Differentials of 2 Variable Functions
Suppose there is a 2-variable function $z=f(x,y)$. Then we say that the differential $dz$ is:

$dz = f_xdx + f_ydy$

Differentials of 3 Variable Functions
Of course, differentials can be extended to 3-variable functions as well.

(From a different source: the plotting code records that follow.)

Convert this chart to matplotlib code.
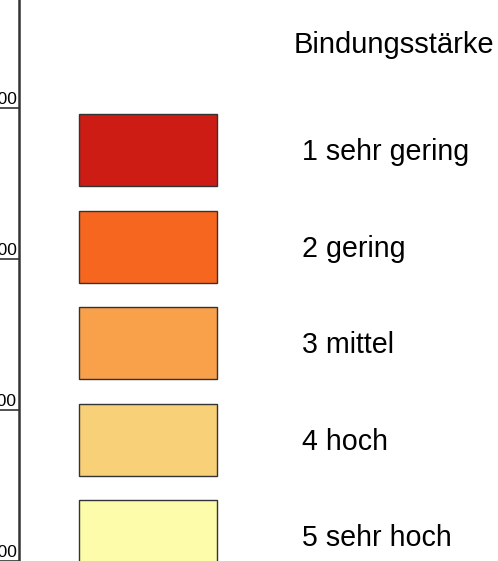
import matplotlib
matplotlib.use("Agg")
import matplotlib.pyplot as plt

plt.rcParams['font.family'] = ['Liberation Sans', 'DejaVu Sans']

# legend classes
class_labels = ["1 sehr gering", "2 gering", "3 mittel", "4 hoch", "5 sehr hoch"]
class_colors = ["#cc1c14", "#f7661e", "#f8a04a", "#f8d078", "#fcfcaa"]
legend_title = "Bindungsstärke"

# cut-off axis on the left
tick_pos = [108, 259, 410, 561]
tick_labels = ["300", "200", "100", "000"]

W, H = 498, 561
fig = plt.figure(figsize=(W / 100, H / 100), dpi=100)
left = 19
ax = fig.add_axes([left / W, 0, 1 - left / W, 1])
ax.set_xlim(0, W - left)
ax.set_ylim(H, 0)

for s in ["top", "right", "bottom"]:
    ax.spines[s].set_visible(False)
ax.spines["left"].set_linewidth(1.8)
ax.spines["left"].set_color("#333333")
ax.set_xticks([])
ax.set_yticks(tick_pos)
ax.set_yticklabels([])
ax.tick_params(axis="y", direction="out", length=left * 0.72, width=1.2, color="#333333")
for p, t in zip(tick_pos, tick_labels):
    ax.text(-2, p - 1, t, ha="right", va="bottom", fontsize=12.5, clip_on=False)

# legend boxes
row0, step = 150, 96.5
box_x, box_w, box_h = 60, 138, 72
ys = [row0 + i * step for i in range(len(class_labels))]
ax.barh(ys, [box_w] * len(ys), height=box_h, left=box_x, color=class_colors,
        edgecolor="#333333", linewidth=1.0)
for y, lab in zip(ys, class_labels):
    ax.text(283, y + 2, lab, ha="left", va="center", fontsize=20.6)

ax.text(275, 45, legend_title, ha="left", va="center", fontsize=21)

fig.savefig("out.png", dpi=100)
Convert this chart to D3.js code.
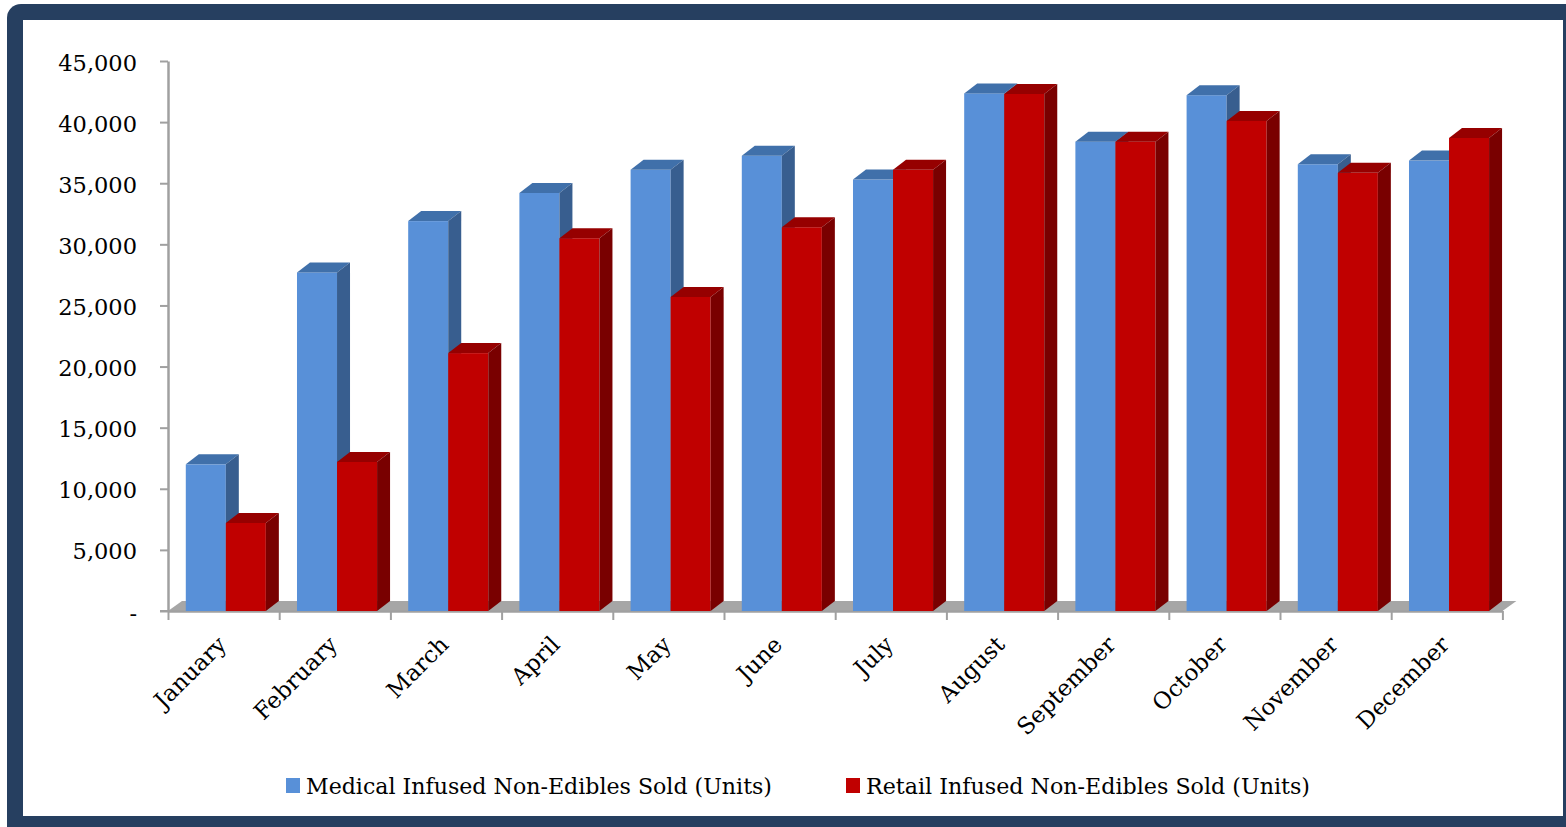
<!DOCTYPE html>
<html>
<head>
<meta charset="utf-8">
<script src="https://cdn.jsdelivr.net/npm/d3@7"></script>
<style>
  body { margin: 0; background: #fff; }
  svg { display: block; }
</style>
</head>
<body>
<svg id="chart"></svg>
<script>
  const months = ['January', 'February', 'March', 'April', 'May', 'June', 'July',
    'August', 'September', 'October', 'November', 'December'];
  const medical = [12000, 27700, 31900, 34200, 36100, 37250, 35300, 42350, 38400, 42200, 36550, 36850];
  const retail = [7200, 12200, 21100, 30500, 25700, 31400, 36100, 42300, 38400, 40100, 35850, 38700];
  const seriesNames = ['Medical Infused Non-Edibles Sold (Units)', 'Retail Infused Non-Edibles Sold (Units)'];
  const yTicks = [0, 5000, 10000, 15000, 20000, 25000, 30000, 35000, 40000, 45000];

  const width = 1566, height = 827;
  const plot = {left: 168, right: 1502.4, top: 61, bottom: 611};
  const depth = {dx: 13, dy: -10};

  // front / top / side shades per series
  const shades = [
    {front: '#5890d8', top: '#4070aa', side: '#385e8f'},
    {front: '#c00000', top: '#960000', side: '#790000'}
  ];

  const svg = d3.select('#chart')
    .attr('width', width)
    .attr('height', height);

  // frame
  svg.append('rect').attr('width', width).attr('height', height).attr('fill', '#fff');
  svg.append('rect')
    .attr('x', 7).attr('y', 4)
    .attr('width', 1620).attr('height', 900)
    .attr('rx', 14)
    .attr('fill', '#263f60');
  svg.append('rect')
    .attr('x', 23).attr('y', 20)
    .attr('width', 1540).attr('height', 796)
    .attr('fill', '#fff');

  const y = d3.scaleLinear()
    .domain([0, 45000])
    .range([plot.bottom, plot.top]);

  const x = d3.scaleBand()
    .domain(months)
    .range([plot.left, plot.right])
    .padding(0);

  const bw = x.bandwidth();
  const barW = bw * 0.36;
  const barOff = bw * 0.16;

  // floor
  svg.append('polygon')
    .attr('points', [
      [plot.left, plot.bottom],
      [plot.left + depth.dx + 1, plot.bottom + depth.dy],
      [plot.right + depth.dx + 1, plot.bottom + depth.dy],
      [plot.right, plot.bottom]
    ].map(p => p.join(',')).join(' '))
    .attr('fill', '#a6a6a6');

  // y axis
  const yAxis = svg.append('g')
    .attr('transform', `translate(${plot.left},0)`)
    .call(d3.axisLeft(y)
      .tickValues(yTicks)
      .tickSize(8)
      .tickSizeOuter(0)
      .tickPadding(23)
      .tickFormat(d => d === 0 ? '-' : d3.format(',')(d)));
  yAxis.select('.domain').attr('stroke', '#a0a0a0').attr('stroke-width', 2.5);
  yAxis.selectAll('.tick line').attr('stroke', '#a0a0a0').attr('stroke-width', 2);
  yAxis.selectAll('.tick text')
    .attr('fill', '#000')
    .style('font-family', '"DejaVu Serif", serif')
    .style('font-size', '22.5px')
    .attr('dy', '0.4em');

  // x axis: ticks on band edges
  const edge = d3.scaleLinear().domain([0, months.length]).range([plot.left, plot.right]);
  const xAxis = svg.append('g')
    .attr('transform', `translate(0,${plot.bottom})`)
    .call(d3.axisBottom(edge)
      .tickValues(d3.range(months.length + 1))
      .tickSize(9)
      .tickSizeOuter(0)
      .tickFormat(''));
  xAxis.select('.domain').attr('stroke', '#a0a0a0').attr('stroke-width', 2.5);
  xAxis.selectAll('.tick line').attr('stroke', '#a0a0a0').attr('stroke-width', 2);

  svg.append('line')
    .attr('x1', plot.left - 8).attr('x2', plot.left)
    .attr('y1', plot.bottom).attr('y2', plot.bottom)
    .attr('stroke', '#a0a0a0').attr('stroke-width', 2);

  // bars
  const bars = [];
  months.forEach((m, i) => {
    [medical[i], retail[i]].forEach((v, s) => {
      bars.push({month: m, s: s, v: v});
    });
  });

  const g = svg.append('g');
  bars.forEach(d => {
    const x0 = x(d.month) + barOff + d.s * barW;
    const yt = y(d.v), yb = y(0);
    const c = shades[d.s];
    g.append('rect')
      .attr('x', x0).attr('y', yt)
      .attr('width', barW).attr('height', yb - yt)
      .attr('fill', c.front);
    g.append('polygon')
      .attr('points', [[x0, yt], [x0 + depth.dx, yt + depth.dy], [x0 + barW + depth.dx, yt + depth.dy], [x0 + barW, yt]]
        .map(p => p.join(',')).join(' '))
      .attr('fill', c.top);
    g.append('polygon')
      .attr('points', [[x0 + barW, yt], [x0 + barW + depth.dx, yt + depth.dy], [x0 + barW + depth.dx, yb + depth.dy], [x0 + barW, yb]]
        .map(p => p.join(',')).join(' '))
      .attr('fill', c.side);
  });

  // month labels
  svg.selectAll('.month-label')
    .data(months)
    .enter()
    .append('text')
      .attr('class', 'month-label')
      .attr('transform', d => `translate(${x(d) + bw / 2 + 4},${plot.bottom + 35}) rotate(-45)`)
      .attr('text-anchor', 'end')
      .style('font-family', '"DejaVu Serif", serif')
      .style('font-size', '23px')
      .attr('fill', '#000')
      .text(d => d);

  // legend
  const legendPos = [{sq: 286, tx: 306, len: 466}, {sq: 846, tx: 866, len: 444}];
  seriesNames.forEach((name, s) => {
    svg.append('rect')
      .attr('x', legendPos[s].sq).attr('y', 778)
      .attr('width', 14).attr('height', 15)
      .attr('fill', shades[s].front);
    svg.append('text')
      .attr('x', legendPos[s].tx).attr('y', 794)
      .attr('textLength', legendPos[s].len)
      .attr('lengthAdjust', 'spacingAndGlyphs')
      .style('font-family', '"DejaVu Serif", serif')
      .style('font-size', '23px')
      .attr('fill', '#000')
      .text(name);
  });
</script>
</body>
</html>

Suppose there is a 3-variable function $w=g(x,y, z)$. Then we say that the differential $dw$ is:

$dw = g_x dx + g_y dy + g_z dz$

• Introduction
Differentials of Multivariable Functions Overview:
a)
A Review of Differentials
• $dy, dx$ are differentials
• $dy=f'(x)dx$

b)
Differentials of 2 Variable Functions
• Differential $dz$
• $dz=f_xdx+f_ydy$
• An example

c)
Differentials of 3 Variable Functions
• Differential $dw$
• $dw=g_xdx+g_ydy+g_zdz$
• An example

• 1.
Finding Differentials of 2 Variable Functions
Compute the differential for the following function:

$f(x,y) = e^{x^3+y^3} \sin \frac{x}{2}$

• 2.
Compute the differential for the following function:

$z = ln (\frac{x^2 y^3 }{2} )$

• 3.
Finding Differentials of 3 Variable Functions
Compute the differentials for the following function:

$g(x,y,z) = \tan [ \ln (xy^2 z^3) ]$

• 4.
Compute the differentials for the following function:

$g = \frac{e^{xy}}{xy^2z^2}$